The Nosaby level crossing accident (Järnvägsolyckan i Nosaby or Tågolyckan i Nosaby) occurred on 10 September 2004 at 9.07 a.m. in Nosaby in Kristianstad Municipality, Sweden.

==Accident==
Train 357 bound for Malmö left Karlskrona at 7.33 a.m. According to witnesses, a truck was going to pass the level crossing near Nosaby Church exactly when the barriers went down at 9.00 a.m. The train crashed into the truck trailer and the pellets which were loaded in the trailer flew out. The truck was thrown forward and crashed into another truck that was waiting for the barriers to go up.
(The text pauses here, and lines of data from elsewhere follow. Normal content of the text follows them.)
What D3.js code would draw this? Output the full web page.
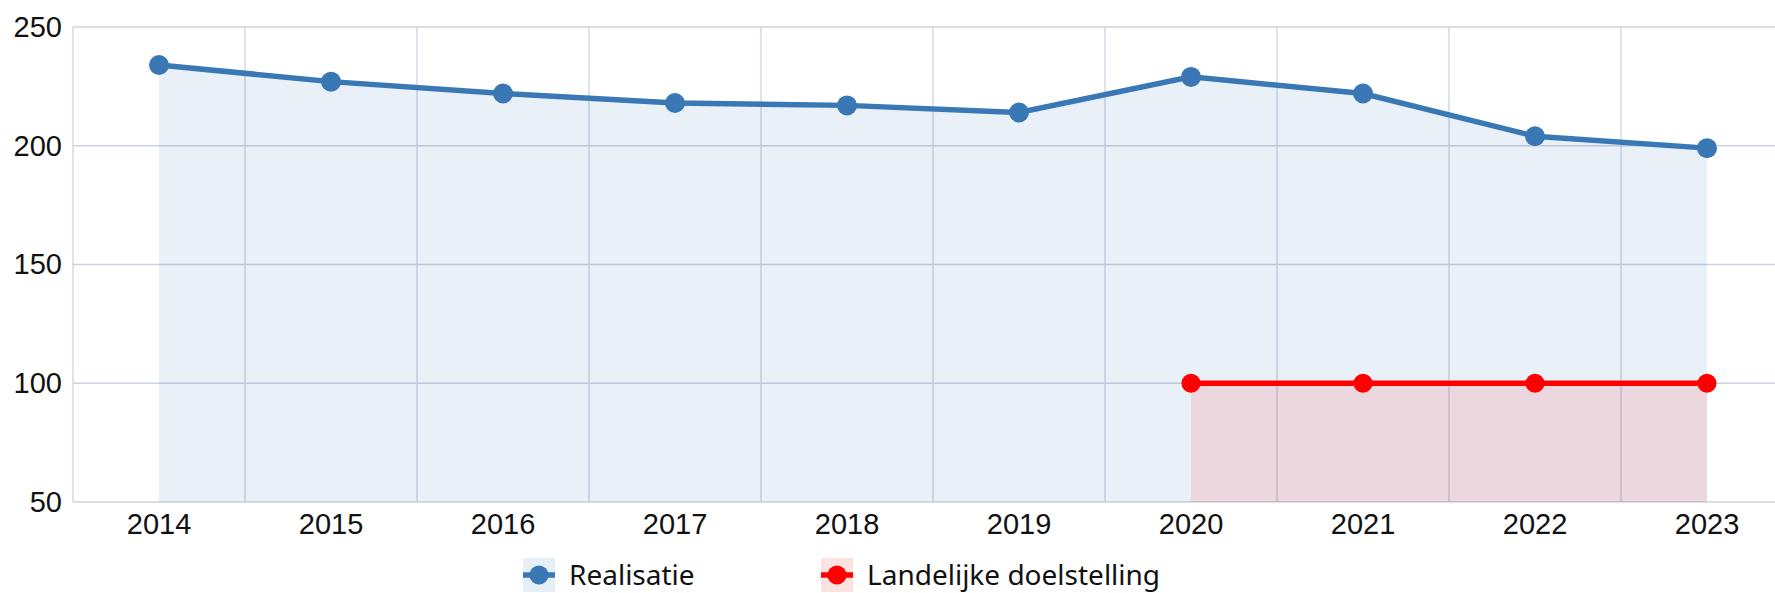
<!DOCTYPE html>
<html>
<head>
<meta charset="utf-8">
<style>
  body { margin: 0; background: #fff; }
  svg { display: block; font-family: "Segoe UI", "Noto Sans", sans-serif; }
  .tick text { fill: #111; font-size: 29px; }
  .legend text { fill: #111; font-size: 28px; }
</style>
<script src="https://d3js.org/d3.v7.min.js"></script>
</head>
<body>
<svg id="chart"></svg>
<script>
var years = ["2014", "2015", "2016", "2017", "2018", "2019", "2020", "2021", "2022", "2023"];
var realisatie = [234, 227, 222, 218, 217, 214, 229, 222, 204, 199];
var doelYears = ["2020", "2021", "2022", "2023"];
var doelstelling = [100, 100, 100, 100];
var yTicks = [50, 100, 150, 200, 250];

var width = 1775, height = 593;
var plotLeft = 73, plotTop = 27, plotBottom = 502;

var svg = d3.select("#chart").attr("width", width).attr("height", height);

var x = d3.scaleBand().domain(years).range([plotLeft, plotLeft + 172 * years.length]);
var y = d3.scaleLinear().domain([50, 250]).range([plotBottom, plotTop]);
var cx = function(d) { return x(d) + x.bandwidth() / 2; };

// horizontal grid
svg.append("g")
    .selectAll("line").data(yTicks).enter().append("line")
    .attr("x1", plotLeft).attr("x2", width)
    .attr("y1", function(d) { return y(d); }).attr("y2", function(d) { return y(d); })
    .attr("stroke", "#ccd3e0").attr("stroke-width", 1.3);

// vertical grid at band edges
svg.append("g")
    .selectAll("line").data(years).enter().append("line")
    .attr("x1", function(d) { return x(d); }).attr("x2", function(d) { return x(d); })
    .attr("y1", plotTop).attr("y2", plotBottom)
    .attr("stroke", "#ccd3e0").attr("stroke-width", 1.3);

var blue = years.map(function(d, i) { return { x: d, v: realisatie[i] }; });
var red = doelYears.map(function(d, i) { return { x: d, v: doelstelling[i] }; });

var area = d3.area().x(function(d) { return cx(d.x); })
    .y0(y(50)).y1(function(d) { return y(d.v); });
var line = d3.line().x(function(d) { return cx(d.x); }).y(function(d) { return y(d.v); });

svg.append("path").datum(blue).attr("d", area)
    .attr("fill", "#3a78b5").attr("fill-opacity", 0.11);
svg.append("path").datum(red).attr("d", area)
    .attr("fill", "#ff0000").attr("fill-opacity", 0.1);

svg.append("path").datum(blue).attr("d", line)
    .attr("fill", "none").attr("stroke", "#3a78b5").attr("stroke-width", 5.5);
svg.append("g").selectAll("circle").data(blue).enter().append("circle")
    .attr("cx", function(d) { return cx(d.x); }).attr("cy", function(d) { return y(d.v); })
    .attr("r", 10).attr("fill", "#3a78b5");

svg.append("path").datum(red).attr("d", line)
    .attr("fill", "none").attr("stroke", "#ff0000").attr("stroke-width", 5.5);
svg.append("g").selectAll("circle").data(red).enter().append("circle")
    .attr("cx", function(d) { return cx(d.x); }).attr("cy", function(d) { return y(d.v); })
    .attr("r", 9.5).attr("fill", "#ff0000");

// axes
var xAxis = svg.append("g").attr("transform", "translate(0," + plotBottom + ")")
    .call(d3.axisBottom(x).tickSize(0).tickPadding(11));
xAxis.select(".domain").remove();

var yAxis = svg.append("g").attr("transform", "translate(" + plotLeft + ",0)")
    .call(d3.axisLeft(y).tickValues(yTicks).tickSize(0).tickPadding(11));
yAxis.select(".domain").remove();

// legend
var legend = [
  { label: "Realisatie", color: "#3a78b5", bg: "#e7eff6", x: 523 },
  { label: "Landelijke doelstelling", color: "#ff0000", bg: "#fde2e2", x: 821 }
];
var lg = svg.append("g").attr("class", "legend")
    .selectAll("g").data(legend).enter().append("g")
    .attr("transform", function(d) { return "translate(" + d.x + ",575)"; });
lg.append("rect").attr("x", 0).attr("y", -17).attr("width", 32).attr("height", 34)
    .attr("fill", function(d) { return d.bg; });
lg.append("line").attr("x1", 0).attr("x2", 32).attr("y1", 0).attr("y2", 0)
    .attr("stroke", function(d) { return d.color; }).attr("stroke-width", 5.5);
lg.append("circle").attr("cx", 16).attr("r", 9.5).attr("fill", function(d) { return d.color; });
lg.append("text").attr("x", 46).attr("dy", "0.35em")
    .text(function(d) { return d.label; });
</script>
</body>
</html>
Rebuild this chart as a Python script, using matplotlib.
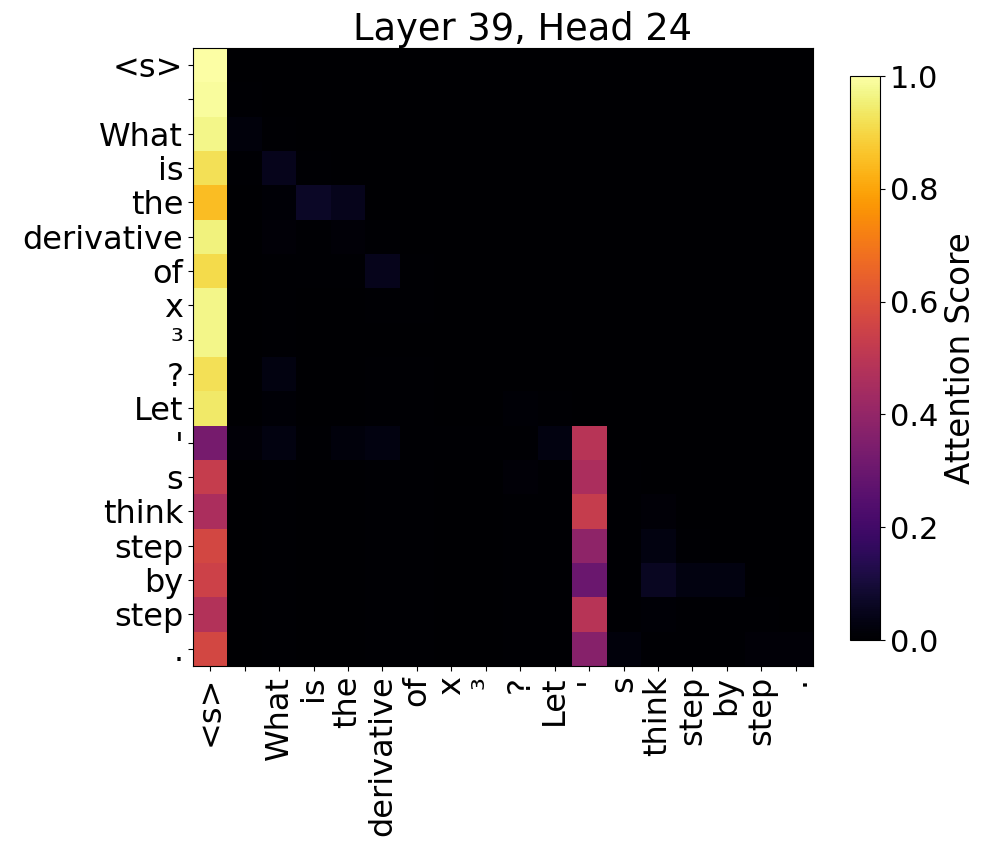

The first railcar derailed completely and rotated 180°. The second and third also derailed, destroying the rail and the embankment.

The two drivers who were at the front of the train (one on duty, one off) died and 47 passengers were injured.

==Legal process==
The truck driver claimed that he was dazzled by the sun, and that he didn't see the barriers that went down. Rather than quickly leaving the level crossing by driving through the barrier, he left the truck and tried to lift the barrier while the truck was left on the rail. On 19 December 2005, he was sentenced to prison for 1 year and 2 months for reckless driving ("vårdslöshet i trafik"), causing death ("vållande till annans död") and causing bodily harm ("vållande till kroppsskada") by Kristianstads Tingsrätt.